Wynn and fellow Philo member Ben Marchi, a Wharton and College sophomore, both appreciated Dawkins’ merging of the scientific and more philosophical, atheist perspective in his talk.

“I thought it was really perceptive of him to say that when science can’t explain something, you shouldn’t just go to mythology, you find a better science,” Marchi said.

At one point, though, Dawkins did retreat from one of his previous comments. At Reason Rally 2012 — a national atheist event — he had encouraged atheists to “ridicule” Catholics. In hindsight, he confessed, “I think I did go too far,” though he claimed that he had not intended for ridicule to mean name-calling but more as a call for “subtle satire.”

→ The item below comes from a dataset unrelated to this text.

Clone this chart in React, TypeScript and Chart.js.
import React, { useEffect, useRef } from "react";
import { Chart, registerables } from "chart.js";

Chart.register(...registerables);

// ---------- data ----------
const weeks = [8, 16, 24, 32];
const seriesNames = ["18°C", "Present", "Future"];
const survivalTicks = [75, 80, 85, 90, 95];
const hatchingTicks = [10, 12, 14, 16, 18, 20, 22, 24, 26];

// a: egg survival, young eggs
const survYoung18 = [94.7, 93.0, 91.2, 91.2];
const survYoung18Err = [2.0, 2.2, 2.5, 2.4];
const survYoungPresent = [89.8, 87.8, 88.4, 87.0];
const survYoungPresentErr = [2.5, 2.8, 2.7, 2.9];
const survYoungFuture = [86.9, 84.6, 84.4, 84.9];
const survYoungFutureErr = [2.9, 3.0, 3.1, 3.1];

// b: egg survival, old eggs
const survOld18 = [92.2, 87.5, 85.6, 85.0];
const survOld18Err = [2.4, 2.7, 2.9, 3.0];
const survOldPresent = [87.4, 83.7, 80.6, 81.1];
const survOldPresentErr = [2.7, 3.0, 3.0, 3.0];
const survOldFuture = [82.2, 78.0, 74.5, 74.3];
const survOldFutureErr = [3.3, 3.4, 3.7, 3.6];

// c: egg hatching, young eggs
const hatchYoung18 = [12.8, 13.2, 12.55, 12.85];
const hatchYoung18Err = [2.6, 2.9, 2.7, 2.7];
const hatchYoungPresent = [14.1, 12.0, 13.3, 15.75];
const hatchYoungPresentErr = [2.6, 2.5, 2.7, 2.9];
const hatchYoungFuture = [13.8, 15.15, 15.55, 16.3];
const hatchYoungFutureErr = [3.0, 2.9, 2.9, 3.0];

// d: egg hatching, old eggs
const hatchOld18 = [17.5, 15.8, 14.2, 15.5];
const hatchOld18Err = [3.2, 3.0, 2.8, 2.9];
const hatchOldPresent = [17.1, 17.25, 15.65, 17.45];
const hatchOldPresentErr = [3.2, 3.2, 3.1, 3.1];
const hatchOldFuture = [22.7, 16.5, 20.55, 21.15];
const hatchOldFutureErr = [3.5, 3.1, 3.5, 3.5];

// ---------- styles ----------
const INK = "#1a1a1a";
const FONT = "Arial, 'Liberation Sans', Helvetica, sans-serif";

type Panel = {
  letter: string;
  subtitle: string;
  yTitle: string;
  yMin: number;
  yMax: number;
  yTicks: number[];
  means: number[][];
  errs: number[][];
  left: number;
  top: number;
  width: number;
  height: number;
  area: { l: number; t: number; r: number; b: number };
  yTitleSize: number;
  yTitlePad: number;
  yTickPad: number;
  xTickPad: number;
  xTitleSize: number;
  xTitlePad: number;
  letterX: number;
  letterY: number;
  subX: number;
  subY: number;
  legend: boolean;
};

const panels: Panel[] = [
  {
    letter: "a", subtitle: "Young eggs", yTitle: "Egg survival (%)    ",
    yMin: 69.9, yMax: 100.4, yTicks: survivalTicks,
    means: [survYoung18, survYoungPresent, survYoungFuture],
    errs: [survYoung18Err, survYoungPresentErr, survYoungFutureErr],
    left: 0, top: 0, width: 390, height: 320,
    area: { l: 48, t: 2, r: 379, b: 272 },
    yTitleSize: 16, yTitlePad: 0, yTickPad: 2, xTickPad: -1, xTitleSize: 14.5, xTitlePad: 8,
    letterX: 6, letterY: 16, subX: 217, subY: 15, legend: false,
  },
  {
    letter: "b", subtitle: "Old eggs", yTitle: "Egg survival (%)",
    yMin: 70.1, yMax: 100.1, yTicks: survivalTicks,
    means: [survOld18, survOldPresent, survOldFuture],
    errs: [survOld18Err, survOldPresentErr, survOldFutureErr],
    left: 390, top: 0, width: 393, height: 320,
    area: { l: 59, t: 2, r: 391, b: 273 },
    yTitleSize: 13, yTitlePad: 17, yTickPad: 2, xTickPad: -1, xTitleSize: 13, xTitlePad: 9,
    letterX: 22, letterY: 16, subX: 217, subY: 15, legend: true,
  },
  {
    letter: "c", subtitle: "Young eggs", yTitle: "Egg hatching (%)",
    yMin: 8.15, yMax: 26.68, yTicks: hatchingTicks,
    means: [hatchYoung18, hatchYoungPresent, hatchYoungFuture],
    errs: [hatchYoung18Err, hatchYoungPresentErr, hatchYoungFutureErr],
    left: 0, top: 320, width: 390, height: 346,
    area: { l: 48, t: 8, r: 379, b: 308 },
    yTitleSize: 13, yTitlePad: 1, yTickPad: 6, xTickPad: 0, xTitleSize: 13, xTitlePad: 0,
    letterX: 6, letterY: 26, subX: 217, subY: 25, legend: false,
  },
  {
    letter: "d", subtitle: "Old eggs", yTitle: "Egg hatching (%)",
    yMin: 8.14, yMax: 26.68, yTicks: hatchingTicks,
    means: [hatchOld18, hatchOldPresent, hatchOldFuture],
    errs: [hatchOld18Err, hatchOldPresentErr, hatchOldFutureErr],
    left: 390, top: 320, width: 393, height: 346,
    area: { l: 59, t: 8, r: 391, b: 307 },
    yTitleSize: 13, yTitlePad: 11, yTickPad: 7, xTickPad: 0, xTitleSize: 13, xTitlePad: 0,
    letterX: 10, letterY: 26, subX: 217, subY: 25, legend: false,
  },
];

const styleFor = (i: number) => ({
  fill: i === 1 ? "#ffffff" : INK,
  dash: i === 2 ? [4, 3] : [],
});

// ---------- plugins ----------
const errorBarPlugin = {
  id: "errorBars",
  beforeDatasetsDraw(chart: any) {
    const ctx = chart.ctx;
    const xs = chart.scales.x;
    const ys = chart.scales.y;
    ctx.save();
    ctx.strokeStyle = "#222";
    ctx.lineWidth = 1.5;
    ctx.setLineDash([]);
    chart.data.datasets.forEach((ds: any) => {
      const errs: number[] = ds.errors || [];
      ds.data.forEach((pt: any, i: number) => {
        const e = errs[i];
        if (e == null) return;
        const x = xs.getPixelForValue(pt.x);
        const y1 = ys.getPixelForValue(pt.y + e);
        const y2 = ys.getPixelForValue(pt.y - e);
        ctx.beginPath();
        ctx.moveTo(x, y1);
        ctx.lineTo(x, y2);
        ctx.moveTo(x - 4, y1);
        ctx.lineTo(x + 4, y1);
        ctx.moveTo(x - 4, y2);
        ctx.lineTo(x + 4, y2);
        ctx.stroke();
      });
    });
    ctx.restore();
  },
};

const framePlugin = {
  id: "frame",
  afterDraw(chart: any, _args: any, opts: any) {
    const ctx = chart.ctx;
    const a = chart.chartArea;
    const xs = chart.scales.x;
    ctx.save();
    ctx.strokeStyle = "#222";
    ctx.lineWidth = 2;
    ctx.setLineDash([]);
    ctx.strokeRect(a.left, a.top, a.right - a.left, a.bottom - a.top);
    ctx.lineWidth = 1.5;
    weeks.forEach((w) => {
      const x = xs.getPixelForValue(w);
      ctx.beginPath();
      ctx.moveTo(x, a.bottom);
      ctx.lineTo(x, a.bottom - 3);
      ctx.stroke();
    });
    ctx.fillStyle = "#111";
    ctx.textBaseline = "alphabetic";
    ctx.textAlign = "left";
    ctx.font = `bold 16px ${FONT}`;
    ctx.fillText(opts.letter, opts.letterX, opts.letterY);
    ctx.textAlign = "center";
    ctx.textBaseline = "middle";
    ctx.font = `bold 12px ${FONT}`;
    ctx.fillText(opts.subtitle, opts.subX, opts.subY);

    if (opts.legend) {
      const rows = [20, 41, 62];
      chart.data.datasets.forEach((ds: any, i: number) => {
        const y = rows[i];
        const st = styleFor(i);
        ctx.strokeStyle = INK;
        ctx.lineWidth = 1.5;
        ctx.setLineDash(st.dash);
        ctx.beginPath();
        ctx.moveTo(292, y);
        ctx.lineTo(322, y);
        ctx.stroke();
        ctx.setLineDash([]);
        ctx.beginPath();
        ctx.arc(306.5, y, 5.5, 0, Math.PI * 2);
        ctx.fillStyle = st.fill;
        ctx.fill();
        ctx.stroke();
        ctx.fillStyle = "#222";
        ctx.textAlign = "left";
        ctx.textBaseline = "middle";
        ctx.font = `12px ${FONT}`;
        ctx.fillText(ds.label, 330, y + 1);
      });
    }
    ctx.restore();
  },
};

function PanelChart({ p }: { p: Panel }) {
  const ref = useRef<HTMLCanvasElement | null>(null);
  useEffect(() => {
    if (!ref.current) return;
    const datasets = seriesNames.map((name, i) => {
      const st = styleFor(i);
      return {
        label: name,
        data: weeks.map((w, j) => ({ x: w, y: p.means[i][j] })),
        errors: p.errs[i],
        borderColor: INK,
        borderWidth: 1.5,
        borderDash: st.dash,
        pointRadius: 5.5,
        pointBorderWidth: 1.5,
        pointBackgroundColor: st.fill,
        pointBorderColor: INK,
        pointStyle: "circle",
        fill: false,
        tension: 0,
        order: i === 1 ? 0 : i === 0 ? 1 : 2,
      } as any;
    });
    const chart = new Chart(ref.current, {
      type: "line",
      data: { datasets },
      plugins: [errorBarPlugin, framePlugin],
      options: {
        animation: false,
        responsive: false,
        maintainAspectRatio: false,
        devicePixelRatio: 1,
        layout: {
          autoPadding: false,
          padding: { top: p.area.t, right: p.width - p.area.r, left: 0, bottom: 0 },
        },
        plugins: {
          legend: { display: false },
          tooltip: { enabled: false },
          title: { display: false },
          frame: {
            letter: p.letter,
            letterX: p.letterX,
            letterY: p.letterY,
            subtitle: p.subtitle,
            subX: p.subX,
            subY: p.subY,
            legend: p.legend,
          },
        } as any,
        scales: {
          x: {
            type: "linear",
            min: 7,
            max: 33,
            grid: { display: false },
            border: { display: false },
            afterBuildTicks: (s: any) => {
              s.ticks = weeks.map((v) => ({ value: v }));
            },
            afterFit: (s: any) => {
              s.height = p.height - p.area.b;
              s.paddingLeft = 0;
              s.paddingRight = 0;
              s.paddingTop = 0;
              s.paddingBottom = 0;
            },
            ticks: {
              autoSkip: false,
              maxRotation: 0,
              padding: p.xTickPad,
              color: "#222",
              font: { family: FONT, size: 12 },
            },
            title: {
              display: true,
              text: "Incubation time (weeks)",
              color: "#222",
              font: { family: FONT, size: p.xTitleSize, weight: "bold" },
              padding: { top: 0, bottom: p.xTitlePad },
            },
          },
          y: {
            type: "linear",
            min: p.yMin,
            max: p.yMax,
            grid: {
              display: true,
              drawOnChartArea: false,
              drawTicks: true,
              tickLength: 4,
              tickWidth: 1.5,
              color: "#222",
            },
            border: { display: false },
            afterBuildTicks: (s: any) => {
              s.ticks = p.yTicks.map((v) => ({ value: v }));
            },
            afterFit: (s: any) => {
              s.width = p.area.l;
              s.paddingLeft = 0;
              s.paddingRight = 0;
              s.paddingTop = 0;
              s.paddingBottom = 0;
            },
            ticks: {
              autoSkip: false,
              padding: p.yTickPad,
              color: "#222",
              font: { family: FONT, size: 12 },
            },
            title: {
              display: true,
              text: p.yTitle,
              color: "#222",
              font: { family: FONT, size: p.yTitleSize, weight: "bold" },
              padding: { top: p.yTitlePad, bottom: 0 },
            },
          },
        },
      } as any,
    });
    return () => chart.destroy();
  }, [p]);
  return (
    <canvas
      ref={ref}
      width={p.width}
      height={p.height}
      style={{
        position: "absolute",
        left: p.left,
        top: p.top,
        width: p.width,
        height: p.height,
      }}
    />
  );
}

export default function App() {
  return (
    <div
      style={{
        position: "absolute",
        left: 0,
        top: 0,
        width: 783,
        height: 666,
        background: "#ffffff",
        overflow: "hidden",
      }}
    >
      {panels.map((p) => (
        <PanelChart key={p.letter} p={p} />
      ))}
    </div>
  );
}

“Dr. Dawkins is someone who can provoke conversations,” said College senior Paul Mitchell, the director of the oration. He cited American atheists and the myriad groups — including the Office of the Chaplain — that contributed to the event’s success.

Penn’s enthusiasm for Dawkins, however, posed a logistical challenge for the oration’s organizers.

As the event approached, Mitchell received more than 500 phone calls from Penn students hoping to attend. The 1,500 available tickets had sold quickly, so unticketed students had to wait outside.

For those who missed Dawkins’ oration, though, a full recording will be made available online.